Some types of depression run in families, although many people with depression have no known family history of the disease. Research indicates that environmental factors in combination with  genetic factors increase an individual’s risk for depression. Environmental factors include trauma, loss of a loved one, physical illness, a difficult relationship, or any stressful situation.1
 
Depression is a disease of the brain. The brain MRIs of depressed patients look different in the areas involved with mood, thinking, sleep, appetite, and behavior.2 Women are 70% more likely to suffer from depression than are men, with an average age of onset at 32.3 Depression can also be affected by hormones, and is seen more often in women after giving birth and during menopause. 
 
Men and women may experience depression differently. Women are more likely to feel sad and worthless, with episodes of excessive guilt. Men are more likely to experience irritability and  frustration.4  Patients suffering from depression are also at higher risk for the development of heart disease, stroke, and dementia.5   Depression can also follow a major illness. Up to 33% of heart  attack patients eventually develop depression.6  The good news is that depression can be successfully treated. As with any illness, the earlier treatment is initiated, the better the outcome. Treatment typically consists of medication and/or psychotherapy.  Most antidepressants work on adjusting the levels of neurotransmitters in the brain, particularly serotonin and norepinephrine.7 
 
Unfortunately, when it comes to depression, admitting you have it can be difficult. We live in a society in which mental illness comes with a stigma. Numerous studies from around the world show a  common belief that depression is a sign of personal weakness. Many employers would hesitate to hire a person suffering from a mental illness, and if you plan to run for public office, you can expect  to lose some votes.
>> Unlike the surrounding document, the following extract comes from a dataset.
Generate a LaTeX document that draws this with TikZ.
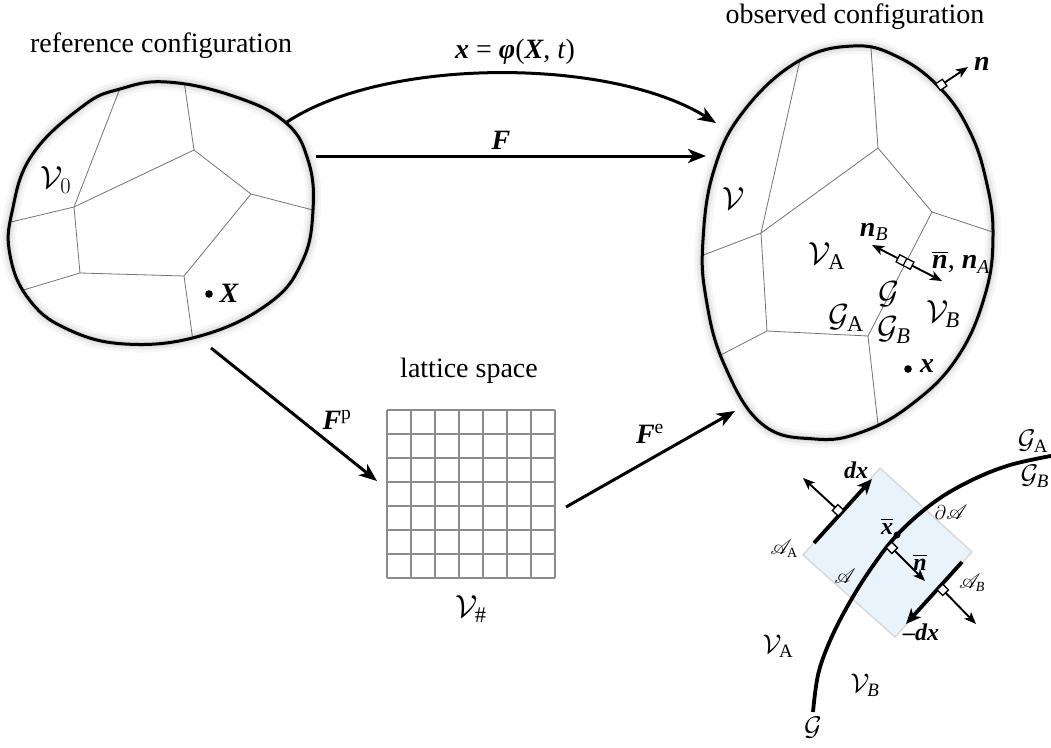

Let’s face it: For a dentist, admitting you have depression publicly would not exactly be a practice builder. But letting your physician know about your symptoms is critical. With treatment modalities improving and HIIPA laws protecting your medical records, the benefits far outweigh the risks. 
 
It is of interest to note that in a 2006 study published in the Journal of Nervous and Mental Disease, 24% of the first 37 presidents of the United States suffered from depression. John Adams,  Thomas Jefferson, and Abraham Lincoln are included in this number. I don’t think we would classify any of these men as “weak willed”. According to writer Joshua Wolf, “Lincoln didn’t do great work because he solved the problem of his melancholy; the problem of his melancholy was all the more fuel for the fire of his great work”.8
 
It is time that dentistry brings the topic of depression out of the  closet and encourages our colleagues who suffer from this disease to seek treatment. We need to make a conscious effort to move our profession out of the Top 10 in the suicide rankings. 
 
References
1. National Institute of Mental Health: Depression.
2. Mayo Clinic: Depression.
3. NYTimes.com: Depression’s Upside, Jonah Lehrer. February 25, 2010.
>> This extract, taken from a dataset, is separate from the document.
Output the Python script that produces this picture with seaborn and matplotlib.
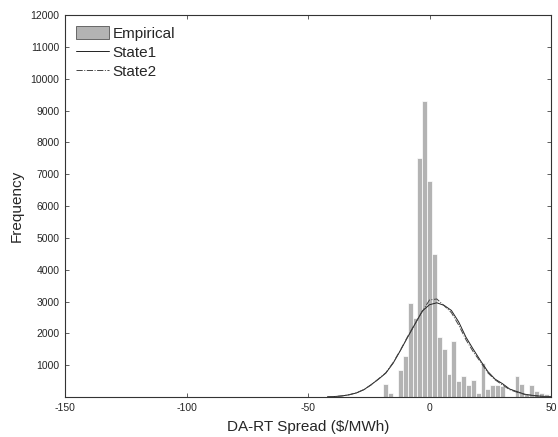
import numpy as np
import pandas as pd
import matplotlib
matplotlib.use("Agg")
import matplotlib.pyplot as plt
import seaborn as sns
from matplotlib.patches import Patch
from matplotlib.lines import Line2D

# Empirical histogram (bin centers, $/MWh) and counts
bin_centers = [-18, -16, -14, -12, -10, -8, -6, -4, -2, 0, 2, 4, 6, 8, 10, 12, 14, 16,
               18, 20, 22, 24, 26, 28, 30, 32, 34, 36, 38, 40, 42, 44, 46, 48, 50]
counts = [400, 120, 0, 850, 1290, 2950, 2480, 7500, 9300, 6800, 4500, 1870, 1520, 720,
          1760, 513, 660, 377, 524, 116, 1058, 262, 367, 390, 360, 0, 0, 670, 395, 110,
          370, 200, 140, 100, 60]

# fitted state curves
curve_x = [-42, -39, -36, -33, -30, -27, -24, -21, -18, -15, -12, -9, -6, -3, 0, 3, 6, 9,
           12, 15, 18, 21, 24, 27, 30, 33, 36, 39, 42, 45, 48, 50]
state1 = [5, 15, 35, 70, 130, 230, 390, 560, 750, 1060, 1460, 1880, 2290, 2700, 2900, 2960,
          2880, 2720, 2360, 1880, 1500, 1140, 800, 560, 420, 250, 170, 90, 55, 30, 15, 10]
state2 = [5, 15, 35, 75, 135, 235, 380, 570, 760, 1080, 1470, 1900, 2300, 2680, 3050, 3080,
          2870, 2650, 2260, 1800, 1420, 1100, 760, 540, 380, 230, 150, 85, 50, 28, 14, 9]

x_ticks = [-150, -100, -50, 0, 50]
y_ticks = [1000, 2000, 3000, 4000, 5000, 6000, 7000, 8000, 9000, 10000, 11000, 12000]

hist_df = pd.DataFrame({"spread": bin_centers, "count": counts})

sns.set_style("ticks")
plt.rcParams["font.family"] = ["Liberation Sans", "DejaVu Sans"]
plt.rcParams["xtick.direction"] = "in"
plt.rcParams["ytick.direction"] = "in"

fig = plt.figure(figsize=(5.58, 4.37), dpi=100)
ax = fig.add_axes([0.1165, 0.0915, 0.871, 0.874])

bar_color = "#b3b3b3"
sns.histplot(data=hist_df, x="spread", weights="count", binwidth=2, binrange=(-19, 51),
             color=bar_color, alpha=1, edgecolor="white", linewidth=0.5, ax=ax)

sns.lineplot(x=curve_x, y=state1, color="#222222", linewidth=0.7, ax=ax)
sns.lineplot(x=curve_x, y=state2, color="#444444", linewidth=0.7, linestyle="-.", ax=ax)

ax.set_xlim(-150, 50)
ax.set_ylim(0, 12000)
ax.set_xticks(x_ticks)
ax.set_xticklabels([str(v) for v in x_ticks])
ax.set_yticks(y_ticks)
ax.set_yticklabels([str(v) for v in y_ticks])
ax.tick_params(axis="both", labelsize=7.5, length=3, width=0.6, color="#444444",
               top=True, right=True, direction="in", pad=4)
for s in ax.spines.values():
    s.set_linewidth(0.8)
    s.set_color("#333333")

ax.set_xlabel("DA-RT Spread ($/MWh)", fontsize=11, labelpad=5)
ax.set_ylabel("Frequency", fontsize=11, labelpad=5)

handles = [Patch(facecolor=bar_color, edgecolor="#555555", linewidth=0.6),
           Line2D([], [], color="#222222", linewidth=0.7),
           Line2D([], [], color="#444444", linewidth=0.7, linestyle="-.")]
ax.legend(handles, ["Empirical", "State1", "State2"], loc="upper left", frameon=False,
          fontsize=11, handlelength=2.2, handleheight=1.0, handletextpad=0.2,
          labelspacing=0.25, borderaxespad=0.5, borderpad=0.2)

fig.savefig("out.png", dpi=100)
4. CNN Living: Going Public With Depression. Kat Kinsman. CNN, Wednesday, August 22, 2012.
5. PubMed, U.S. National Library of Medicine, National Institutes of Health: High-Risk Occupations for Suicide. Roberts SE, Jaremin B, Lloyd K. Epub October 26, 2012.
6. Business Insider: The 19 Jobs Where You’re Most Likely to Kill Yourself. Gus Lubin. October 18, 2011.
7. Health Central: 7 Presidents Who Battled Depression. Merely Me, Health Guide, February 20, 2012.
8. American Heart Association: How Does Depression Affect the Heart. April 14, 2014.